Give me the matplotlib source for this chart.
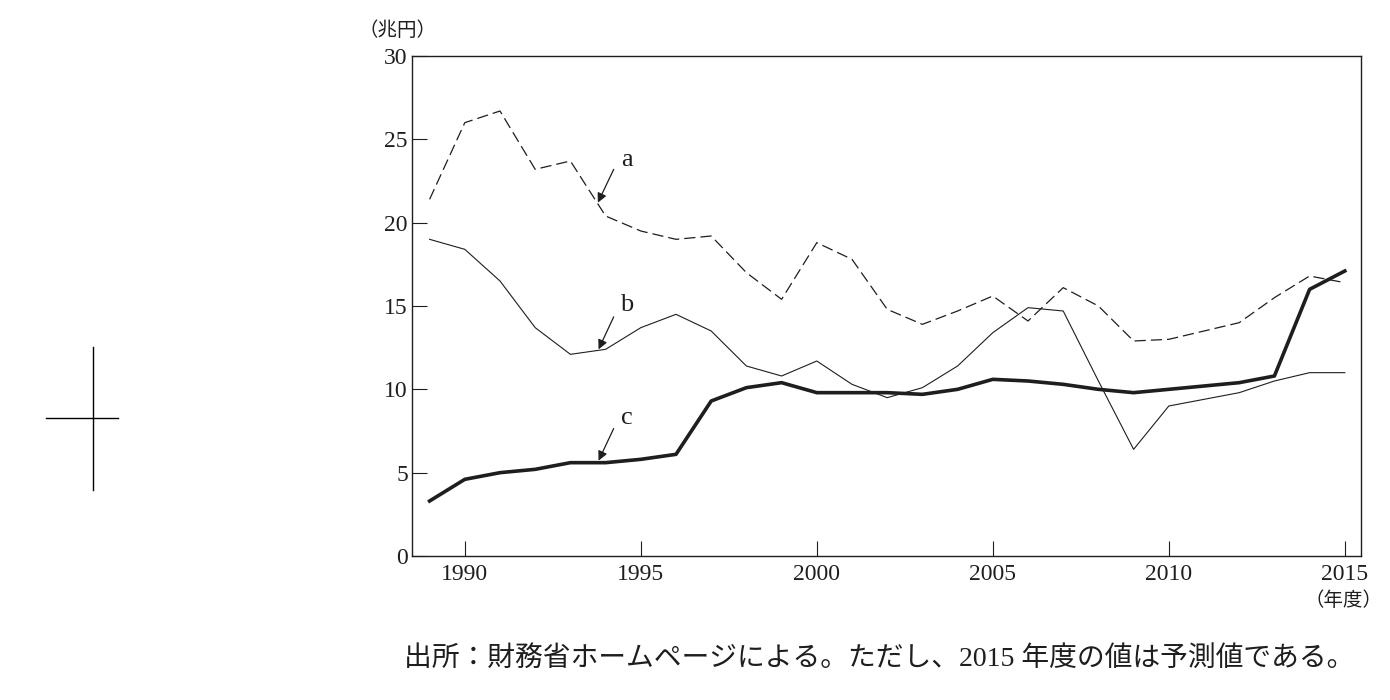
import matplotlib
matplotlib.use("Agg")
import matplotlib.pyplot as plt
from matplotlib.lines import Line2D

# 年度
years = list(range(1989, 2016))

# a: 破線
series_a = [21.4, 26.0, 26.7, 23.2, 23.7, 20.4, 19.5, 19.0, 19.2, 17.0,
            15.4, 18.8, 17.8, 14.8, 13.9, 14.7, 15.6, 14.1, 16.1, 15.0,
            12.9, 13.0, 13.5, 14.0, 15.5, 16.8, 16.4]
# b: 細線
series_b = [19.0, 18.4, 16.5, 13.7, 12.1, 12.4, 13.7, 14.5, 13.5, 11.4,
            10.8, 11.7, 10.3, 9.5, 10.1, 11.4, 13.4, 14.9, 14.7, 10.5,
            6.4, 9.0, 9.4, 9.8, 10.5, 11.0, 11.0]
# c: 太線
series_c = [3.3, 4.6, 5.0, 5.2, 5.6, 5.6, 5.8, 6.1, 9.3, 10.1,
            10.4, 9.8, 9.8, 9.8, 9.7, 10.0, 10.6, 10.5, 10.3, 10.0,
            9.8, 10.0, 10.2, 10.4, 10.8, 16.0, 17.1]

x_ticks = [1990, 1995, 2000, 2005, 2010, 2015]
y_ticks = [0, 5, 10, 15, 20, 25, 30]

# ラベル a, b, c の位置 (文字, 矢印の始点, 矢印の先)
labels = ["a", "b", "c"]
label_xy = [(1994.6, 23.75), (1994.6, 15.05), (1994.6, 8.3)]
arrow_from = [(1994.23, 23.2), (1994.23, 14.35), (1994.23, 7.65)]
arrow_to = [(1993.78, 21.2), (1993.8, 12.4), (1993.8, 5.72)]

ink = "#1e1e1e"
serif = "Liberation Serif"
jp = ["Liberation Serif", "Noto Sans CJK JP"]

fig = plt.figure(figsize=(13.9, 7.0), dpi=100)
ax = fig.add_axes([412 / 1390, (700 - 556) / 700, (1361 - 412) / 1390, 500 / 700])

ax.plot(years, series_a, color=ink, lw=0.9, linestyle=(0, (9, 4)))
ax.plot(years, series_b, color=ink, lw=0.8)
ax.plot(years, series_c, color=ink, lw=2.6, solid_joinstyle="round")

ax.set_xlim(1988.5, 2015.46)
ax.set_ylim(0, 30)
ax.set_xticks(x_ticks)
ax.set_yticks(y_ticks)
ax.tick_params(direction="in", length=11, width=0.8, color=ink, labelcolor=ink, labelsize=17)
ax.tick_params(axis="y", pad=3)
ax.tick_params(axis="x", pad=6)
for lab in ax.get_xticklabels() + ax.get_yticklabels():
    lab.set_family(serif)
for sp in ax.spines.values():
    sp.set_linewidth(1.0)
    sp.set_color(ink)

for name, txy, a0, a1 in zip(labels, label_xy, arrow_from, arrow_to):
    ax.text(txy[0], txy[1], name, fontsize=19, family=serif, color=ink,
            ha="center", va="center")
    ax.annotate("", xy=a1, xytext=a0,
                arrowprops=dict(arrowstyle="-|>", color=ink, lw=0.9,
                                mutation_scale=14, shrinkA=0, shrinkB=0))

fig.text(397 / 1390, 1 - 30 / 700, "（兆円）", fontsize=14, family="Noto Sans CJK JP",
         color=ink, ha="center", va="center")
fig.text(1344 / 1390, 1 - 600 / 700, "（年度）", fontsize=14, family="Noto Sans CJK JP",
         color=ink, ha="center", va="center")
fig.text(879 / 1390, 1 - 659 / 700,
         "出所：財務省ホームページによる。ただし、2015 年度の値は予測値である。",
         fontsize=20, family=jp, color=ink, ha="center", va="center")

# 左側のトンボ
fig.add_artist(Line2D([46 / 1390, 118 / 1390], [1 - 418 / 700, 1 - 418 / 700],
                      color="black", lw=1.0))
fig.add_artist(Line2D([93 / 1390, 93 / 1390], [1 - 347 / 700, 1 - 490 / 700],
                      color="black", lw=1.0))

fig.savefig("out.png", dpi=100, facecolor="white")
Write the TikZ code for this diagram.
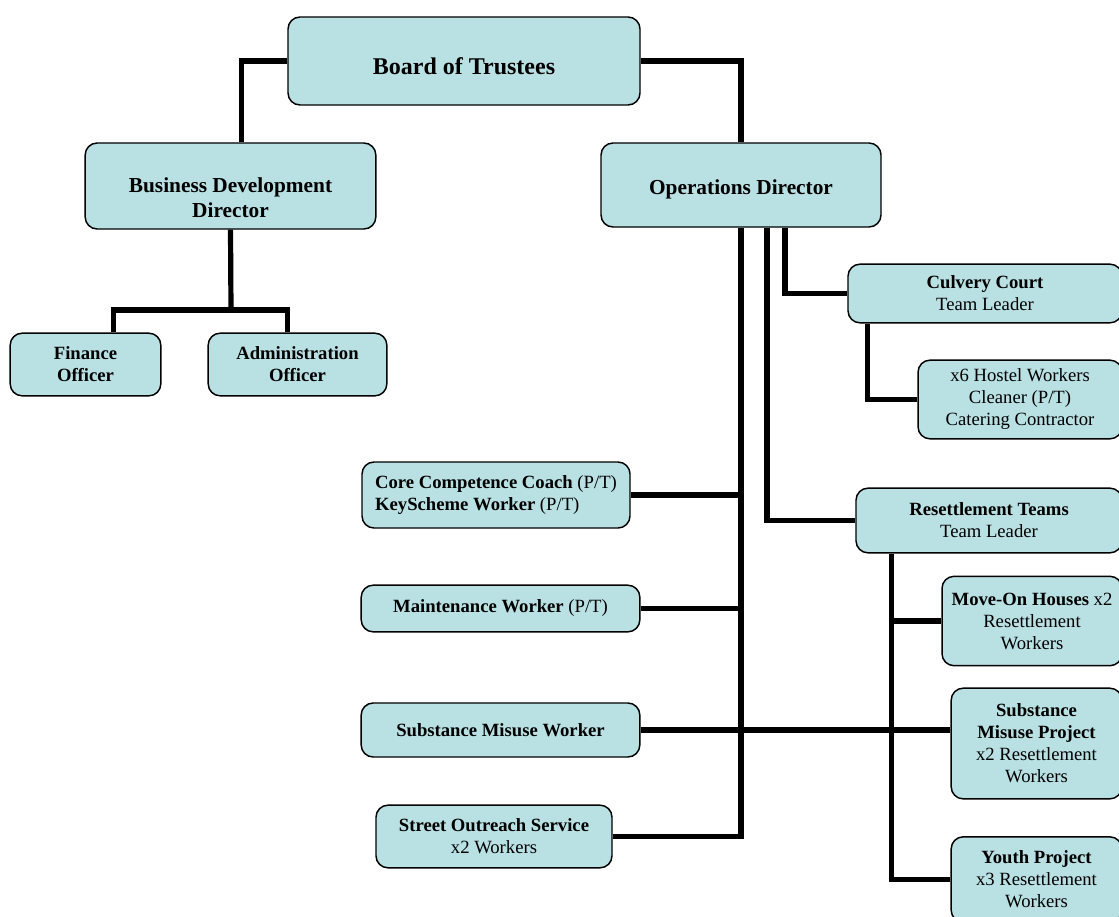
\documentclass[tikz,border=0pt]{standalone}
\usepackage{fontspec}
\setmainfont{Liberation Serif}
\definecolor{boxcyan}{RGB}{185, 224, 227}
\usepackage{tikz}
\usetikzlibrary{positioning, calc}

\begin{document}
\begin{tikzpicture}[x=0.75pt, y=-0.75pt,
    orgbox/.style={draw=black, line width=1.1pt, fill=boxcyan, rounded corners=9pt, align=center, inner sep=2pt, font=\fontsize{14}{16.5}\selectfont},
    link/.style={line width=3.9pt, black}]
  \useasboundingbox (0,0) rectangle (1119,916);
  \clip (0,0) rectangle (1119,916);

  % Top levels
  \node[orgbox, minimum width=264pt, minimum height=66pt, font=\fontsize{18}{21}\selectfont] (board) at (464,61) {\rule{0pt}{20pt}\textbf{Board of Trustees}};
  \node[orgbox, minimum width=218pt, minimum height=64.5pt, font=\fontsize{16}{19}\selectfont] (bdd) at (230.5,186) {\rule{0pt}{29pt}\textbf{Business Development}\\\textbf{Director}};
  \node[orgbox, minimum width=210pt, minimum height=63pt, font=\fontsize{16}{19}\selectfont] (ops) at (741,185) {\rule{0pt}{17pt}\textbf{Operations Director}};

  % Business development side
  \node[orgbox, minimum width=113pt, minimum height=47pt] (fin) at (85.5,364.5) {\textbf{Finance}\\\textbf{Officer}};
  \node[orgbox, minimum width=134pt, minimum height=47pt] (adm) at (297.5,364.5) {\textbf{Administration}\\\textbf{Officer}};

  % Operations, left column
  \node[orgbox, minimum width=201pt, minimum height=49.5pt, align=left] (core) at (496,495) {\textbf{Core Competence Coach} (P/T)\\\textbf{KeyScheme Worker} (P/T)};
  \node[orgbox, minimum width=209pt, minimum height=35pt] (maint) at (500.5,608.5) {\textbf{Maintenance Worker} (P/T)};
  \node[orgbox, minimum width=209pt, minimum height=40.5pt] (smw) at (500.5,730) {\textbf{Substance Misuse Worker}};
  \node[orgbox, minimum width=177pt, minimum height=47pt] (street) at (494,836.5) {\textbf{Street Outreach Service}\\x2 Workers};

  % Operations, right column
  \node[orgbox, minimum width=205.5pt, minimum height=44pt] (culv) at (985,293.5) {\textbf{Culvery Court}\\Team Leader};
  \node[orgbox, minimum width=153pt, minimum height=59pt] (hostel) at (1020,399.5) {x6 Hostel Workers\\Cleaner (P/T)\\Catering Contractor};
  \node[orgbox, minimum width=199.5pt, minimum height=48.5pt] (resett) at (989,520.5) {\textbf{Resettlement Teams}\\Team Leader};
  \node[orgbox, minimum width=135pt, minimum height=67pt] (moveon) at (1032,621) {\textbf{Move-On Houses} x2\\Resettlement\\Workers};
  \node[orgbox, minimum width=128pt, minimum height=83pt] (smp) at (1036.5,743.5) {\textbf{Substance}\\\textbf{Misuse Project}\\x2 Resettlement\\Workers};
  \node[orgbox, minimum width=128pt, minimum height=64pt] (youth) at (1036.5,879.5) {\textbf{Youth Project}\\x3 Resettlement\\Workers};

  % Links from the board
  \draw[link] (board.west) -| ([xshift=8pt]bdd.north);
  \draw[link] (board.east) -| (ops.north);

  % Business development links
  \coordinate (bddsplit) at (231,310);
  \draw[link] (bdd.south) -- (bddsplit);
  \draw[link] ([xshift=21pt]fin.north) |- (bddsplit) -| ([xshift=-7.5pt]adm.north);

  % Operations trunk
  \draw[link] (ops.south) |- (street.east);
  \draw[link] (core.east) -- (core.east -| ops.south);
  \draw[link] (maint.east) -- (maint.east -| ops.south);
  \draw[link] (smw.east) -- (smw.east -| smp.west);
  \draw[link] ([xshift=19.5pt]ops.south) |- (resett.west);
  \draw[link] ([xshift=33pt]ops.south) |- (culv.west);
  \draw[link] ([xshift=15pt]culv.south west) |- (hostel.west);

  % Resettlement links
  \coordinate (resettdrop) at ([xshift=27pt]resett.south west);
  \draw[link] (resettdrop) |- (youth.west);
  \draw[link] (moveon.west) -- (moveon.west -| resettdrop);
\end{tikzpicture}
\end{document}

● Exercise requirements: The lines to collect are those holding the string "this"; copy them all.

● Result of the task:
Give me the matplotlib source for this chart.
Write the TikZ code for this diagram.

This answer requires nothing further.